L’uomo del 1999

Il Tempo, meccanismo tanto ottuso quanto inesorabile, ridimensionato ma non sconfitto dal solo Einstein, ci ha portato via nel giro di 89 anni l’attore Martin Landau che, come i media italiani si sono affrettati a ricordare, «era quello di Spazio 1999».

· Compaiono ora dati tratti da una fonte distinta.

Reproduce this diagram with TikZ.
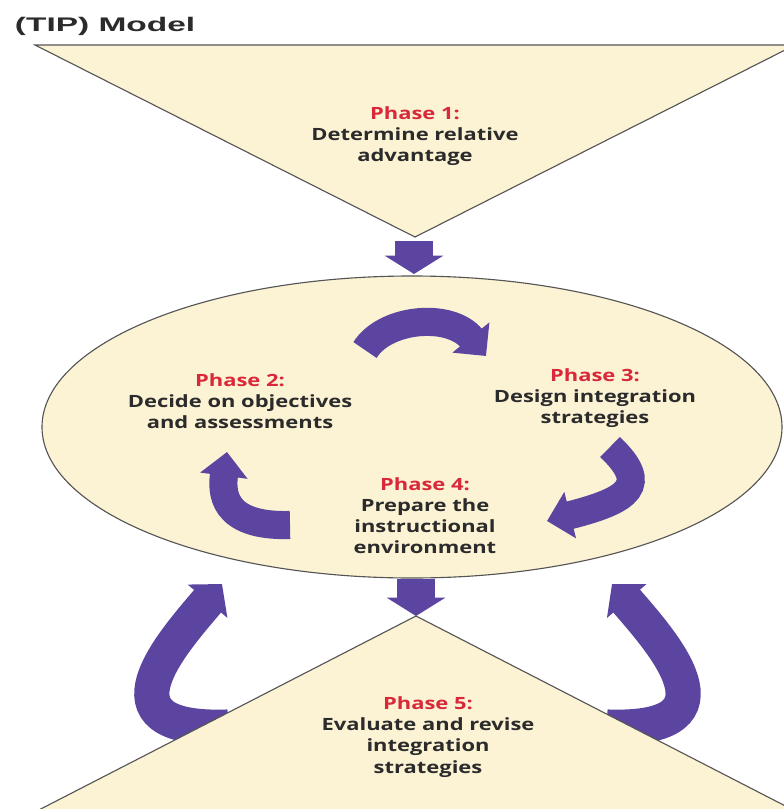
\documentclass[tikz,border=0pt]{standalone}
\usepackage{fontspec}
\setmainfont{Open Sans}[FakeStretch=1.3]
\newfontfamily\titlefont{Liberation Sans}[FakeStretch=1.7]
\usepackage{xcolor}
\usetikzlibrary{arrows.meta}
\definecolor{cream}{HTML}{FCF3D5}
\definecolor{grape}{HTML}{5B45A0}
\definecolor{phasered}{HTML}{D8283A}
\definecolor{ink}{HTML}{2B2B2B}
\definecolor{rim}{HTML}{555555}

\begin{document}
\begin{tikzpicture}[x=0.025cm, y=-0.025cm,
  panel/.style={fill=cream, draw=rim, line width=0.8pt},
  phasetext/.style={align=center, text=ink, font=\bfseries\fontsize{12}{15}\selectfont},
  bigdown/.style={draw=grape, line width=27pt, -{Triangle[width=41pt, length=13pt]}},
  swoop/.style={draw=grape, line width=20pt, -{Triangle[width=33pt, length=17pt]}},
  loopback/.style={draw=grape, line width=25pt, -{Triangle[width=36pt, length=16pt]}}]
  \useasboundingbox (0,0) rectangle (783,809);

  \node[anchor=base west, text=ink, font=\titlefont\bfseries\fontsize{14}{16}\selectfont] (title) at (10,31) {(TIP) Model};

  % phase 1 funnel and the cycle
  \filldraw[panel] (35,45) -- (795,45) -- (415,237) -- cycle;
  \filldraw[panel] (412,427) ellipse [x radius=370, y radius=151];

  \coordinate (a1s) at (414,241);
  \coordinate (a1e) at (414,274);
  \draw[bigdown] (a1s) -- (a1e);

  % arrows inside the cycle
  \coordinate (t23) at (365,350);
  \coordinate (h23) at (486,356);
  \draw[swoop] (t23) .. controls (385,318) and (450,312) .. (h23);
  \coordinate (t34) at (610,447);
  \coordinate (h34) at (547,521);
  \draw[swoop] (t34) .. controls (650,485) and (630,500) .. (h34);
  \coordinate (t42) at (290,525);
  \coordinate (h42) at (227,452);
  \draw[swoop] (t42) .. controls (220,527) and (222,490) .. (h42);

  \coordinate (a5s) at (416,579);
  \coordinate (a5e) at (416,616);
  \draw[bigdown] (a5s) -- (a5e);

  % loops back from phase 5
  \coordinate (tl) at (228,727);
  \coordinate (hl) at (222,584);
  \draw[loopback] (tl) .. controls (90,732) and (175,640) .. (hl);
  \coordinate (tr) at (607,727);
  \coordinate (hr) at (612,584);
  \draw[loopback] (tr) .. controls (745,732) and (660,640) .. (hr);

  \filldraw[panel] (416,616) -- (-4,832) -- (836,832) -- cycle;

  \node[phasetext] (p1) at (415,136) {\textcolor{phasered}{Phase 1:}\\Determine relative\\advantage};
  \node[phasetext] (p2) at (240,401) {\textcolor{phasered}{Phase 2:}\\Decide on objectives\\and assessments};
  \node[phasetext] (p3) at (595,398) {\textcolor{phasered}{Phase 3:}\\Design integration\\strategies};
  \node[phasetext] (p4) at (425,516) {\textcolor{phasered}{Phase 4:}\\Prepare the\\instructional\\environment};
  \node[phasetext] (p5) at (428,737) {\textcolor{phasered}{Phase 5:}\\Evaluate and revise\\integration\\strategies};
\end{tikzpicture}
\end{document}
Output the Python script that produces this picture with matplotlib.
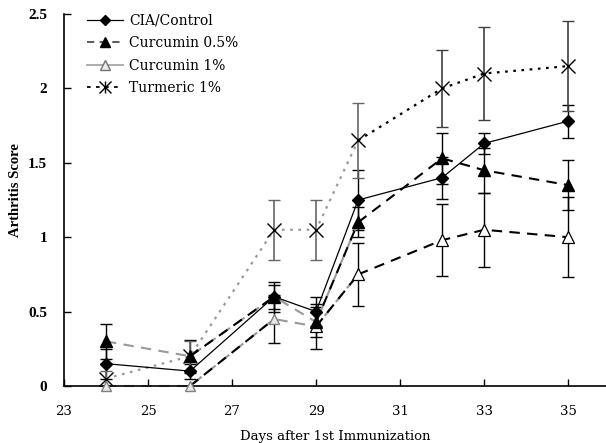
import matplotlib
matplotlib.use("Agg")
import matplotlib.pyplot as plt
from matplotlib.lines import Line2D

# values
days = [24, 26, 28, 29, 30, 32, 33, 35]

control = [0.15, 0.10, 0.60, 0.50, 1.25, 1.40, 1.63, 1.78]
control_err = [0.10, 0.05, 0.10, 0.10, 0.20, 0.14, 0.07, 0.11]

cur05 = [0.30, 0.20, 0.60, 0.43, 1.10, 1.53, 1.45, 1.35]
cur05_err = [0.12, 0.11, 0.08, 0.10, 0.10, 0.17, 0.15, 0.17]

cur1 = [0.00, 0.00, 0.45, 0.40, 0.75, 0.98, 1.05, 1.00]
cur1_err = [0.00, 0.00, 0.16, 0.15, 0.21, 0.24, 0.25, 0.27]

turmeric = [0.05, 0.20, 1.05, 1.05, 1.65, 2.00, 2.10, 2.15]
turmeric_err = [0.05, 0.10, 0.20, 0.20, 0.25, 0.26, 0.31, 0.30]

labels = ["CIA/Control", "Curcumin 0.5%", "Curcumin 1%", "Turmeric 1%"]
xticks = [23, 25, 27, 29, 31, 33, 35]
yticks = [0, 0.5, 1, 1.5, 2, 2.5]
ytick_labels = ["0", "0.5", "1", "1.5", "2", "2.5"]

serif = "DejaVu Serif"
dash = (0, (5, 3.5))
dot = (0, (1.2, 2.5))

fig = plt.figure(figsize=(6.06, 4.43), dpi=100)
ax = fig.add_axes([64 / 606, 57 / 443, 542 / 606, 372 / 443])


def draw_broken(vals, ls, lw, black_early=True):
    # early part drawn gray, some segments overdrawn black (as in the original)
    ax.plot(days[:5], vals[:5], color="0.6", ls=ls, lw=lw, zorder=2, clip_on=False)
    if black_early:
        ax.plot(days[1:3], vals[1:3], color="black", ls=ls, lw=lw, zorder=3, clip_on=False)
        ax.plot(days[3:5], vals[3:5], color="black", ls=ls, lw=lw, zorder=3, clip_on=False)
    ax.plot(days[4:], vals[4:], color="black", ls=ls, lw=lw, zorder=3, clip_on=False)


# error bars
ax.errorbar(days, control, yerr=control_err, fmt="none", ecolor="black",
            elinewidth=1, capsize=4, capthick=1, zorder=1)
ax.errorbar(days, cur05, yerr=cur05_err, fmt="none", ecolor="black",
            elinewidth=1, capsize=4, capthick=1, zorder=1)
ax.errorbar(days[2:], cur1[2:], yerr=cur1_err[2:], fmt="none", ecolor="black",
            elinewidth=1, capsize=4, capthick=1, zorder=1)
ax.errorbar(days[:5], turmeric[:5], yerr=turmeric_err[:5], fmt="none", ecolor="0.4",
            elinewidth=1.2, capsize=4, capthick=1, zorder=1)
ax.errorbar(days[5:], turmeric[5:], yerr=turmeric_err[5:], fmt="none", ecolor="0.25",
            elinewidth=1.2, capsize=4, capthick=1, zorder=1)

# lines
draw_broken(turmeric, dot, 1.6, black_early=False)
draw_broken(cur1, dash, 1.5)
draw_broken(cur05, dash, 1.5)
ax.plot(days, control, color="black", lw=0.9, zorder=4, clip_on=False)

# markers
ax.plot(days, turmeric, ls="none", marker="x", ms=10, mew=1.0, color="black",
        zorder=5, clip_on=False)
ax.plot(days[:3], cur1[:3], ls="none", marker="^", ms=7, mfc="0.9", mec="0.5",
        mew=1.0, zorder=5, clip_on=False)
ax.plot(days[3:], cur1[3:], ls="none", marker="^", ms=8, mfc="white", mec="black",
        mew=0.9, zorder=5, clip_on=False)
ax.plot(days, cur05, ls="none", marker="^", ms=8, color="black", zorder=6, clip_on=False)
ax.plot(days, control, ls="none", marker="D", ms=6, color="black", zorder=7, clip_on=False)

ax.set_xlim(23, 35.9)
ax.set_ylim(0, 2.5)
ax.set_xticks(xticks)
ax.set_yticks(yticks)
ax.set_yticklabels(ytick_labels)
for s in ["top", "right"]:
    ax.spines[s].set_visible(False)
for s in ["left", "bottom"]:
    ax.spines[s].set_linewidth(1.2)
ax.tick_params(axis="both", direction="in", length=5, width=1)
ax.tick_params(axis="x", pad=14)
ax.tick_params(axis="y", pad=12)
for t in ax.get_xticklabels():
    t.set_fontfamily(serif)
    t.set_fontsize(9.5)
for t in ax.get_yticklabels():
    t.set_fontfamily("Liberation Serif")
    t.set_fontsize(11)
    t.set_fontweight("bold")

ax.set_xlabel("Days after 1st Immunization", family=serif, fontsize=9.5, labelpad=8)
fig.text(16 / 606, 1 - 190 / 443, "Arthritis Score", rotation=90, ha="center",
         va="center", family="Liberation Serif", fontweight="bold", fontsize=10.5)

# legend
handles = [
    Line2D([], [], color="black", lw=0.9, marker="D", ms=5),
    Line2D([], [], color="0.3", lw=1.3, ls=(0, (4, 3)), marker="^", ms=7, mfc="black", mec="black"),
    Line2D([], [], color="0.65", lw=1.3, marker="^", ms=7, mfc="0.92", mec="0.45"),
    (Line2D([], [], color="black", lw=1.3, ls=(0, (2, 3))),
     Line2D([], [], ls="none", marker="x", ms=8, color="black"),
     Line2D([], [], ls="none", marker="|", ms=8, color="black")),
]
ax.legend(handles, labels, loc="upper left", bbox_to_anchor=(0.02, 1.035), frameon=False,
          prop={"family": serif, "size": 10}, handlelength=2.6, handletextpad=0.4,
          labelspacing=0.62)

fig.savefig("out.png", dpi=100)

Certo è di consolazione il fatto che Martin ha avuto una vita lunga, e lo testimonia la circostanza che era già un attore di primo piano quando il 1999 sembrava una data adatta alla fantascienza. Nel congedarci da lui, però, va ricordato anche che il suo contributo all’arte della recitazione va ben oltre i confini di quella sia pur memorabile serie. Landau infatti fu anche losco figuro per Hitchcock (“Intrigo internazionale”), finanziere per Francis Ford Coppola (“Tucker”), filantropo ipocrita per Woody Allen (“Crimini e misfatti”) e Bela Lugosi per Tim Burton (“Ed Wood”). Per quest’ultimo ruolo vinse anche un Oscar come migliore attore non protagonista: forse la statuetta più facile da assegnare di ogni tempo, vista l’immensità di quell’interpretazione, la perfetta adesione che seppe ottenere tra sé e il vecchio Lugosi, “Dracula” ormai ridotto a rottame esangue (ironia) e aggrappato a un regista tanto generoso quanto sgangherato.

Ma forse bisogna alla fine dar ragione ai media, e riconoscere che la parte in cui diede il meglio è quella di “1999”. Con la sua faccia normale, da persona seria, rese credibili sceneggiature colme più di fantavaneggiamenti che di fantascienza.